The issue reaches beyond Zcash and Monero. Privacy coins often get treated as an escape hatch when regulators tighten up or exchanges delist assets. Politics gets messy, and some traders reach for anonymity. Others buy them because they think anonymity will get a premium when markets get tense. I would be careful with that thesis now. If buyers start worrying about “fraudulent token generation errors,” the safe haven case gets weaker. Is that overkill? Not if the asset’s pitch depends on scarcity you cannot easily inspect. In a week with fresh delisting pressure or a geopolitical shock, Bitcoin might catch a bid, maybe 3% to 5% in rough trading, while privacy coins lag because buyers now have one more thing to worry about besides regulation.
This matters for the rest of crypto too. Institutions care about supply integrity and audits. Custody matters. Plain operational discipline matters. They have to care, because one fake token risk in a smaller part of crypto can still make the whole market look careless to people already looking for reasons to stay out. Yes, this slightly contradicts the idea that privacy coins are a separate niche. Bear with me: reputational risk does not stay neatly boxed. If companies, funds, or governments are weighing blockchain integrations, they are more likely to favor projects with clearer audit trails and stronger security claims. One weakness in privacy coins will not kill crypto adoption. It can still make the conversation harder.

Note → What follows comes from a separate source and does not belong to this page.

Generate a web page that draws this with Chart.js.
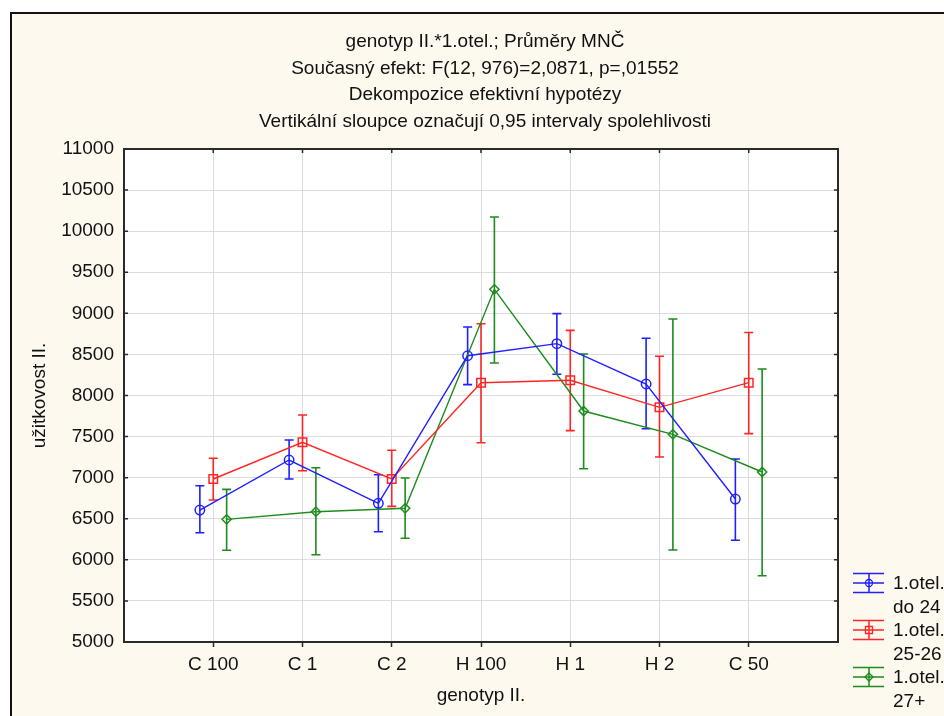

During the exchange, Mumtaz answered a question about Monero directly: “All privacy protocols, including Monero, are vulnerable to fraudulent token generation errors.” Coming from a well-known Solana developer, that line will spread. This is not routine market fear-posting. It is a technical warning from someone close to the infrastructure layer. I keep coming back to the same uncomfortable question traders now have to ask: how sure am I that the supply is clean?
What this means
Mumtaz’s warning puts pressure on the security claims behind privacy coins. The possible creation of fake tokens goes straight at the scarcity of ZEC and XMR, which is exactly what holders do not want to doubt. Some investors may cut exposure and move into larger, more heavily watched assets like Bitcoin or Ethereum. Short-term privacy coin market caps could wobble. That would not surprise me. Bitcoin could even get a small flight-to-quality bid if traders decide they want the boring option for a while.
The next things to watch are concrete: Zcash’s security updates and the Tachyon pool rollout later this year. Also watch for any similar statements from Monero or other privacy protocols. Independent audits matter here. Price action does too. If ZEC and XMR keep lagging the broader altcoin market, that would suggest investors are taking the warning seriously. Regulators and exchanges are another risk. Most guides would say the fix is technical disclosure. That’s only half right. If the issue gets more attention, exchanges may face more pressure over listings, liquidity, and trading volume. Any update from the Zcash team about the promised order-of-magnitude risk reduction before year-end deserves a close read.